What is expected: Retype exactly what runs from the first line of the data to the line with "const FS = 18.2;", keeping both of those lines and skipping pictures.

+ + + + + + +

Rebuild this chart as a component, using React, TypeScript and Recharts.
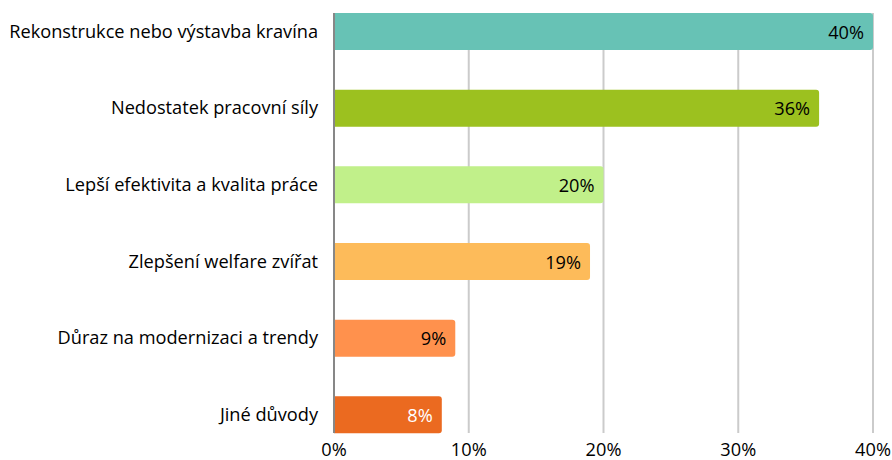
import React from "react";
import { BarChart, Bar, XAxis, YAxis, CartesianGrid, Cell, LabelList } from "recharts";

const categories = [
  "Rekonstrukce nebo výstavba kravína",
  "Nedostatek pracovní síly",
  "Lepší efektivita a kvalita práce",
  "Zlepšení welfare zvířat",
  "Důraz na modernizaci a trendy",
  "Jiné důvody",
];
const values = [40, 36, 20, 19, 9, 8];
const colors = ["#67C2B5", "#9CC11F", "#C1F08A", "#FDBB5A", "#FF914D", "#EB6A20"];
const labelColors = ["#000000", "#000000", "#000000", "#000000", "#000000", "#FFFFFF"];
const xTicks = [0, 10, 20, 30, 40];

const data = categories.map((name, i) => ({ name, value: values[i] }));

const FONT = "'Open Sans', sans-serif";
const FS = 18.2;

const renderLabel = (props: any) => {
  const { x, y, width, height, value, index } = props;
  return (
    <text
      x={x + width - 9}
      y={y + height / 2}
      textAnchor="end"
      dominantBaseline="central"
      fontSize={FS}
      fontFamily={FONT}
      fill={labelColors[index]}
    >
      {value}%
    </text>
  );
};

export default function App() {
  return (
    <div style={{ position: "absolute", left: 0, top: 0, width: 892, height: 460, background: "#fff" }}>
      <BarChart
        width={892}
        height={460}
        data={data}
        layout="vertical"
        margin={{ top: 13, right: 19, bottom: 0, left: 0 }}
      >
        <CartesianGrid horizontal={false} stroke="#CBCBCB" strokeWidth={2} />
        <XAxis
          type="number"
          domain={[0, 40]}
          ticks={xTicks}
          tickFormatter={(v: number) => `${v}%`}
          axisLine={false}
          tickLine={false}
          height={27}
          tickMargin={4}
          tick={{ fontSize: FS, fill: "#000", fontFamily: FONT }}
        />
        <YAxis
          type="category"
          dataKey="name"
          width={334}
          axisLine={{ stroke: "#878787", strokeWidth: 2 }}
          tickLine={false}
          tickMargin={10}
          padding={{ top: -20, bottom: -20 }}
          tick={{ fontSize: FS, fill: "#000", fontFamily: FONT }}
        />
        <Bar dataKey="value" barSize={37} radius={[0, 3, 3, 0]} isAnimationActive={false}>
          {data.map((d, i) => (
            <Cell key={d.name} fill={colors[i]} />
          ))}
          <LabelList dataKey="value" content={renderLabel} />
        </Bar>
      </BarChart>
    </div>
  );
}
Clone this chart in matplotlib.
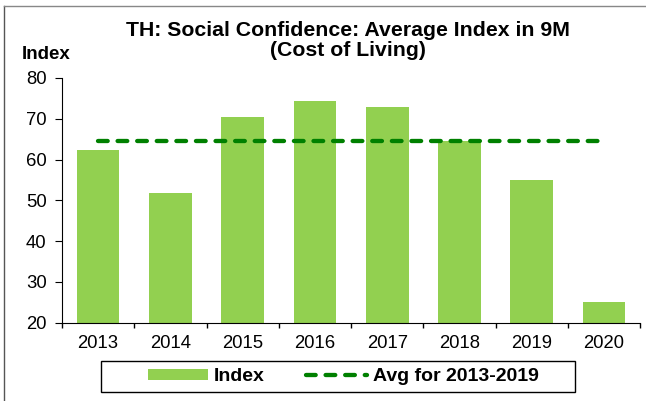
import numpy as np
import matplotlib.pyplot as plt
from matplotlib.lines import Line2D
from matplotlib.patches import Rectangle

plt.rcParams['font.family'] = ['Liberation Sans', 'DejaVu Sans']

years = ['2013', '2014', '2015', '2016', '2017', '2018', '2019', '2020']
index_vals = [62.4, 51.9, 70.5, 74.4, 72.9, 64.6, 55.0, 25.1]
avg_2013_2019 = 64.6

bar_color = '#92D050'
line_color = '#008000'

fig = plt.figure(figsize=(6.46, 4.01), dpi=100)
ax = fig.add_axes([0.096, 0.1955, 0.895, 0.61])

x = np.arange(len(years))
bars = ax.bar(x, index_vals, width=0.59, color=bar_color, label='Index', zorder=2)
avg_line, = ax.plot([0, 6.95], [avg_2013_2019] * 2, color=line_color, lw=3.1,
                    ls=(0, (2.25, 2.3)), dash_capstyle='round',
                    label='Avg for 2013-2019', zorder=3)

ax.set_ylim(20, 80)
ax.set_xlim(-0.5, 7.5)
ax.set_yticks(range(20, 81, 10))
ax.set_xticks(x)
ax.set_xticklabels(years)
ax.set_xticks(np.arange(-0.5, 8.0, 1), minor=True)
ax.tick_params(axis='x', which='major', length=0, labelsize=13.3, pad=9)
ax.tick_params(axis='x', which='minor', length=3.5, direction='out', width=1)
ax.tick_params(axis='y', length=5, direction='out', labelsize=13.3, pad=6)
for s in ['top', 'right']:
    ax.spines[s].set_visible(False)

fig.text(0.539, 0.925, 'TH: Social Confidence: Average Index in 9M', ha='center',
         va='center', fontsize=15.3, fontweight='bold')
fig.text(0.539, 0.874, '(Cost of Living)', ha='center', va='center',
         fontsize=15.3, fontweight='bold')
fig.text(0.034, 0.865, 'Index', ha='left', va='center', fontsize=13.5, fontweight='bold')

fig.legend([bars, avg_line], ['Index', 'Avg for 2013-2019'], loc='center',
           bbox_to_anchor=(0.531, 0.060), ncol=2, frameon=False,
           prop={'weight': 'bold', 'size': 14}, handlelength=3.1,
           handleheight=0.5, columnspacing=2.15, handletextpad=0.3)
# legend box drawn separately (wider side margins than legend padding allows)
fig.add_artist(Rectangle((101 / 646, 1 - 392 / 401), 474 / 646, 31 / 401,
                         transform=fig.transFigure, fill=False, edgecolor='black', lw=1))

# chart frame (left and top edges)
fig.add_artist(Line2D([0.0062, 0.0062], [0, 0.985], color='#555555', lw=1))
fig.add_artist(Line2D([0.0062, 1.0], [0.985, 0.985], color='#888888', lw=1))

fig.savefig('out.png', dpi=100)
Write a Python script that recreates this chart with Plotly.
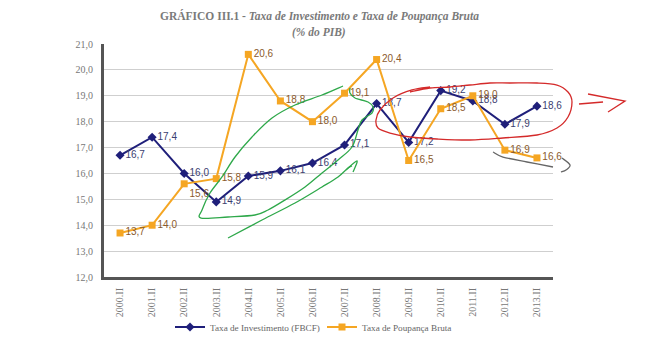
import plotly.graph_objects as go

categories = ["2000.II", "2001.II", "2002.II", "2003.II", "2004.II", "2005.II", "2006.II",
              "2007.II", "2008.II", "2009.II", "2010.II", "2011.II", "2012.II", "2013.II"]
investimento = [16.7, 17.4, 16.0, 14.9, 15.9, 16.1, 16.4, 17.1, 18.7, 17.2, 19.2, 18.8, 17.9, 18.6]
poupanca = [13.7, 14.0, 15.6, 15.8, 20.6, 18.8, 18.0, 19.1, 20.4, 16.5, 18.5, 19.0, 16.9, 16.6]

inv_pos = ["middle right"] * 14
pou_pos = ["middle right", "middle right", "bottom right"] + ["middle right"] * 11

def fmt(v):
    return f"{v:.1f}".replace(".", ",")

# page has an 8px body margin: figure is offset by OFF px
OFF = 8
PL, PR, PT, PB = 104, 553, 44, 277  # plot area in page pixels
W, H = 652 - OFF, 356 - OFF
PW, PH = PR - PL, PB - PT
L, T = PL - OFF, PT - OFF
R, B = W - L - PW, H - T - PH

def P(x, y):
    return ((x - PL) / PW, (PB - y) / PH)

def smooth_path(pts):
    q = [P(x, y) for x, y in pts]
    d = f"M {q[0][0]:.4f},{q[0][1]:.4f}"
    for i in range(len(q) - 1):
        p0 = q[i - 1] if i > 0 else q[i]
        p1 = q[i]
        p2 = q[i + 1]
        p3 = q[i + 2] if i + 2 < len(q) else q[i + 1]
        c1 = (p1[0] + (p2[0] - p0[0]) / 6, p1[1] + (p2[1] - p0[1]) / 6)
        c2 = (p2[0] - (p3[0] - p1[0]) / 6, p2[1] - (p3[1] - p1[1]) / 6)
        d += f" C {c1[0]:.4f},{c1[1]:.4f} {c2[0]:.4f},{c2[1]:.4f} {p2[0]:.4f},{p2[1]:.4f}"
    return d

# hand-drawn doodles (page pixel positions)
green_loop = [(343, 86), (322, 95), (295, 105), (272, 118), (252, 137), (235, 157), (222, 177),
              (210, 193), (202, 210), (201, 218), (228, 217), (255, 215), (268, 210), (285, 200),
              (305, 187), (322, 173), (338, 160), (352, 147), (358, 130), (362, 120), (372, 113),
              (373, 107), (368, 102), (355, 98), (350, 93), (350, 88)]
green_low = [(228, 238), (262, 220), (295, 203), (322, 187), (338, 177), (348, 168), (352, 166)]
green_hook = [(346, 170), (357, 161), (353, 172)]
red_ellipse = [(410, 92), (430, 88), (450, 87), (470, 85), (490, 83), (510, 83), (537, 83),
               (557, 85), (568, 92), (572, 102), (568, 117), (557, 128), (537, 135), (503, 138),
               (470, 140), (437, 139), (410, 137), (390, 133), (378, 128), (376, 120), (380, 110),
               (393, 98), (412, 90), (430, 87)]
red_dash = [(579, 104), (603, 102)]
red_head = [(588, 94), (625, 101), (608, 112)]
gray_bracket = [(493, 152), (503, 157), (527, 162), (553, 167)]
gray_brace = [(562, 158), (570, 165), (566, 170), (561, 172)]

shapes = []
for pts, col in [(green_loop, "#2ea84a"), (green_low, "#2ea84a"), (green_hook, "#2ea84a"),
                 (red_ellipse, "#d42a2a"), (red_dash, "#d42a2a"), (gray_bracket, "#666666"),
                 (gray_brace, "#666666")]:
    shapes.append(dict(type="path", xref="paper", yref="paper", path=smooth_path(pts),
                       line=dict(color=col, width=1.3), layer="above"))
q = [P(x, y) for x, y in red_head]
shapes.append(dict(type="path", xref="paper", yref="paper",
                   path="M " + " L ".join(f"{a:.4f},{b:.4f}" for a, b in q),
                   line=dict(color="#d42a2a", width=1.3), layer="above"))

fig = go.Figure()
fig.add_trace(go.Scatter(
    x=categories, y=investimento, name="Taxa de Investimento (FBCF)",
    mode="lines+markers+text", text=[fmt(v) for v in investimento], textposition=inv_pos,
    textfont=dict(family="Liberation Sans", size=10, color="#3b4070"),
    line=dict(color="#1f1f7a", width=2), marker=dict(symbol="diamond", size=7, color="#1f1f7a"),
    cliponaxis=False, legend="legend"))
fig.add_trace(go.Scatter(
    x=categories, y=poupanca, name="Taxa de Poupança Bruta",
    mode="lines+markers+text", text=[fmt(v) for v in poupanca], textposition=pou_pos,
    textfont=dict(family="Liberation Sans", size=10, color="#8b5a2b"),
    line=dict(color="#f5a623", width=2), marker=dict(symbol="square", size=7, color="#f5a623"),
    cliponaxis=False, legend="legend2"))

tx1, ty1 = P(319, 16)
tx2, ty2 = P(319, 32)
l1x, l1y = P(170, 327)
l2x, l2y = P(322, 327)
legfont = dict(family="Liberation Serif", size=9.2, color="#666666")

fig.update_layout(
    width=W, height=H, margin=dict(l=L, r=R, t=T, b=B, autoexpand=False),
    paper_bgcolor="white", plot_bgcolor="white",
    separators=",.",
    showlegend=True,
    legend=dict(orientation="h", x=l1x, xanchor="left", y=l1y, yanchor="middle",
                font=legfont, itemwidth=30, bgcolor="rgba(0,0,0,0)"),
    legend2=dict(orientation="h", x=l2x, xanchor="left", y=l2y, yanchor="middle",
                 font=legfont, itemwidth=30, bgcolor="rgba(0,0,0,0)"),
    shapes=shapes,
    annotations=[
        dict(text="<b>GRÁFICO III.1 - <i>Taxa de Investimento e Taxa de Poupança Bruta</i></b>",
             x=tx1, y=ty1, xref="paper", yref="paper", showarrow=False,
             xanchor="center", yanchor="middle",
             font=dict(family="Liberation Serif", size=11.5, color="#7a7a7a")),
        dict(text="<b><i>(% do PIB)</i></b>",
             x=tx2, y=ty2, xref="paper", yref="paper", showarrow=False,
             xanchor="center", yanchor="middle",
             font=dict(family="Liberation Serif", size=11.5, color="#7a7a7a")),
    ],
)
fig.update_xaxes(type="category", range=[-0.5, 13.5], showgrid=False, showline=True,
                 linecolor="#555555", linewidth=3,
                 tickangle=-90, tickfont=dict(family="Liberation Serif", size=10, color="#777777"),
                 ticks="", ticklabelstandoff=4, automargin=False)
fig.update_yaxes(range=[12, 21], dtick=1, tickformat=".1f", showgrid=True, gridcolor="#cfcfcf",
                 gridwidth=1, showline=True, linecolor="#555555", linewidth=3, zeroline=False,
                 tickfont=dict(family="Liberation Serif", size=10, color="#777777"),
                 ticks="", ticklabelstandoff=6, automargin=False)

fig.write_html("out.html")
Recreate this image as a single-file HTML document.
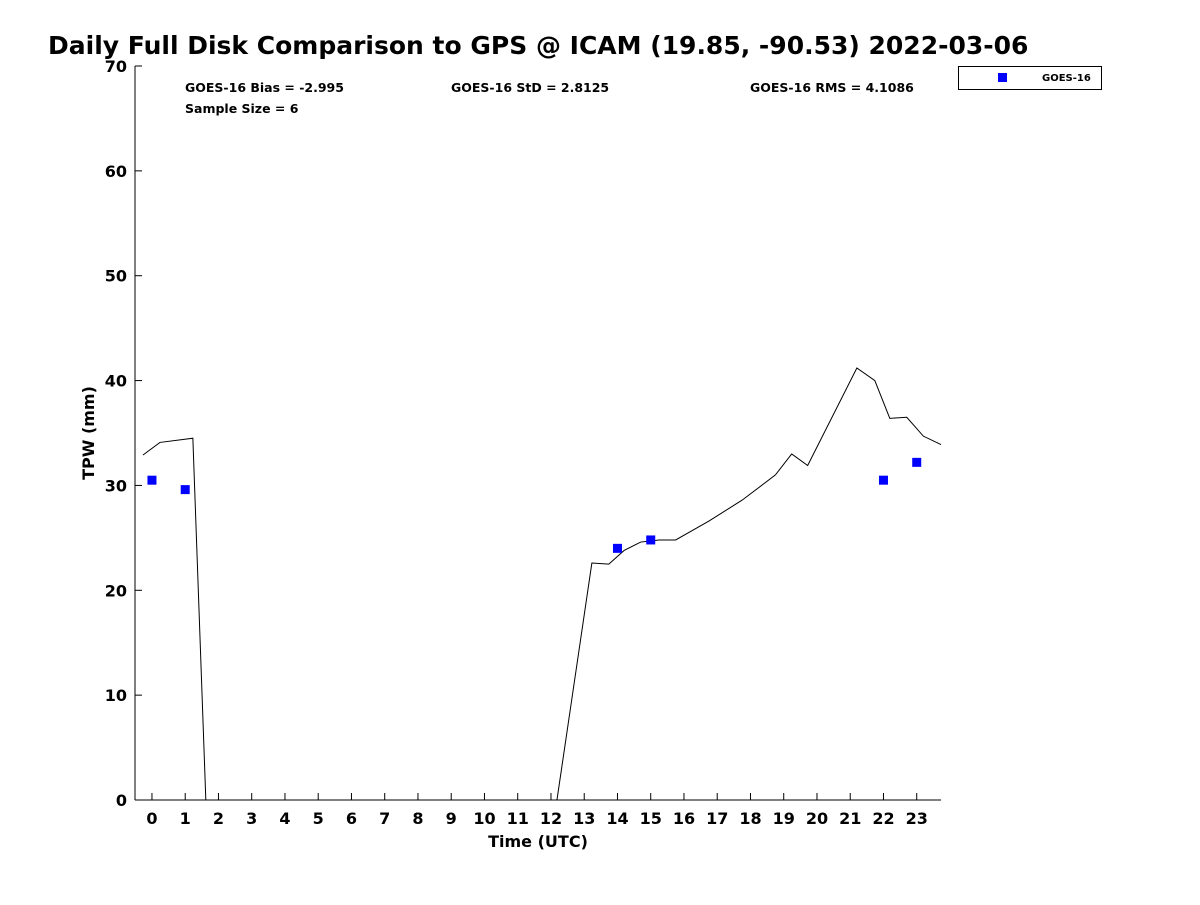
<!DOCTYPE html>
<html><head><meta charset="utf-8"><style>
body{margin:0;background:#fff;width:1200px;height:900px;overflow:hidden;font-family:"Liberation Sans","DejaVu Sans",sans-serif}
</style></head><body>
<svg width="1200" height="900" xmlns="http://www.w3.org/2000/svg">
<rect width="1200" height="900" fill="#fff"/>
<text x="48" y="54" font-size="25" font-weight="bold" font-family="DejaVu Sans,sans-serif">Daily Full Disk Comparison to GPS @ ICAM (19.85, -90.53) 2022-03-06</text>
<g id="axes" font-family="DejaVu Sans,sans-serif" font-weight="bold"></g>
<g id="plot"></g>
<g font-family="DejaVu Sans,sans-serif" font-weight="bold" font-size="12.5">
<text x="185" y="92">GOES-16 Bias = -2.995</text>
<text x="451" y="92">GOES-16 StD = 2.8125</text>
<text x="750" y="92">GOES-16 RMS = 4.1086</text>
<text x="185" y="113">Sample Size = 6</text>
</g>
<g>
<rect x="958.5" y="66.5" width="143" height="23" fill="#fff" stroke="#000" stroke-width="1"/>
<rect x="998" y="73" width="9" height="9" fill="#0000ff"/>
<text x="1042" y="81" font-size="10" font-weight="bold" font-family="DejaVu Sans,sans-serif">GOES-16</text>
</g>
<text x="538" y="847" text-anchor="middle" font-size="16" font-weight="bold" font-family="DejaVu Sans,sans-serif">Time (UTC)</text>
<text transform="translate(94,433) rotate(-90)" text-anchor="middle" font-size="16" font-weight="bold" font-family="DejaVu Sans,sans-serif">TPW (mm)</text>
</svg>
<script>
const gpsHours=[-0.27,0.24,1.23,1.62,12.18,13.23,13.74,14.2,14.7,15.25,15.75,16.75,17.75,18.75,19.24,19.72,21.2,21.74,22.19,22.7,23.2,23.73];
const gpsTpw=[32.9,34.1,34.5,0,0,22.6,22.5,23.8,24.6,24.8,24.8,26.6,28.6,31.0,33.0,31.9,41.2,40.0,36.4,36.5,34.7,33.9];
const goesHours=[0,1,14,15,22,23];
const goesTpw=[30.5,29.6,24.0,24.8,30.5,32.2];
const xTicks=[0,1,2,3,4,5,6,7,8,9,10,11,12,13,14,15,16,17,18,19,20,21,22,23];
const yTicks=[0,10,20,30,40,50,60,70];
const NS="http://www.w3.org/2000/svg";
const X0=135,X1=941,Y0=800,Y1=66;
const xmin=-0.51,xmax=23.73,ymin=0,ymax=70;
const sx=v=>X0+(v-xmin)/(xmax-xmin)*(X1-X0);
const sy=v=>Y0-(v-ymin)/(ymax-ymin)*(Y0-Y1);
function mk(t,a,p){const e=document.createElementNS(NS,t);for(const k in a)e.setAttribute(k,a[k]);p.appendChild(e);return e;}
const ax=document.getElementById('axes'),pl=document.getElementById('plot');
let l=mk('line',{x1:X0,y1:Y0,x2:X1,y2:Y0,stroke:'#000'},ax);


l=mk('line',{x1:X0,y1:Y0,x2:X0,y2:Y1,stroke:'#000'},ax);


xTicks.forEach(t=>{const x=sx(t);
mk('line',{x1:x,y1:Y0,x2:x,y2:Y0-7,stroke:'#000'},ax);
const tx=mk('text',{x:x,y:Y0+24,'text-anchor':'middle','font-size':16},ax);tx.textContent=t;

});
yTicks.forEach(t=>{const y=sy(t);
mk('line',{x1:X0,y1:y,x2:X0+7,y2:y,stroke:'#000'},ax);
const tx=mk('text',{x:X0-8,y:y+6,'text-anchor':'end','font-size':16},ax);tx.textContent=t;

});
const pts=gpsHours.map((h,i)=>sx(h)+','+sy(gpsTpw[i])).join(' ');
const pll=mk('polyline',{points:pts,fill:'none',stroke:'#000','stroke-width':1},pl);


goesHours.forEach((h,i)=>{const r=mk('rect',{x:sx(h)-4.5,y:sy(goesTpw[i])-4.5,width:9,height:9,fill:'#0000ff'},pl);

});
</script>
</body></html>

+ + + + + + +

Final result:
Rebuild this chart as a component, using React, TypeScript and Recharts.
import React from "react";
import { BarChart, Bar, XAxis, YAxis, CartesianGrid, Cell, LabelList } from "recharts";

const categories = [
  "Rekonstrukce nebo výstavba kravína",
  "Nedostatek pracovní síly",
  "Lepší efektivita a kvalita práce",
  "Zlepšení welfare zvířat",
  "Důraz na modernizaci a trendy",
  "Jiné důvody",
];
const values = [40, 36, 20, 19, 9, 8];
const colors = ["#67C2B5", "#9CC11F", "#C1F08A", "#FDBB5A", "#FF914D", "#EB6A20"];
const labelColors = ["#000000", "#000000", "#000000", "#000000", "#000000", "#FFFFFF"];
const xTicks = [0, 10, 20, 30, 40];

const data = categories.map((name, i) => ({ name, value: values[i] }));

const FONT = "'Open Sans', sans-serif";
const FS = 18.2;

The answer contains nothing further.